CILVR seminar: An Asymptotic Theory of Random Search for Hyperparameters in Deep Learning

Speaker: Nick Lourie

Location: 60 Fifth Avenue, Room 7th floor open space
Videoconference link: https://nyu.zoom.us/s/98988587056

Date: Wednesday, December 4, 2024

Scale is essential in modern deep learning, but scale makes experiments very expensive. Much of the cost comes from finding good hyperparameters, so we should invest only as much effort as necessary when searching for them. Unfortunately, this can be difficult to determine, since hyperparameter search is often opaque. Thus, we derive an asymptotic theory of random search. Its central result is a new limit theorem that explains random search in terms of four interpretable quantities: the effective number of hyperparameters, the variance due to random seeds, the concentration of probability around the optimum, and the best hyperparameters’ performance.
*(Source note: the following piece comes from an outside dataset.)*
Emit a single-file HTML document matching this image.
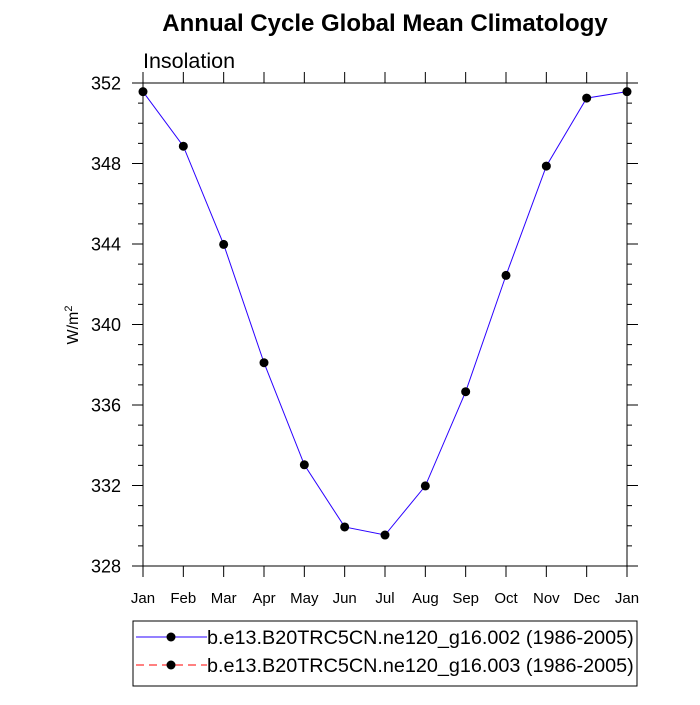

These four quantities parametrize a new probability distribution, the noisy quadratic, which characterizes the behavior of random search. Once fitted, each parameter of the noisy quadratic answers an important question---such as what is the best possible performance. We test our theory against three practical deep learning scenarios, including pretraining in vision and fine-tuning in language. The theory achieves excellent fit and lets you infer how performance might improve as search continues. Join us to learn more about this theory and how to apply it in your own experiments!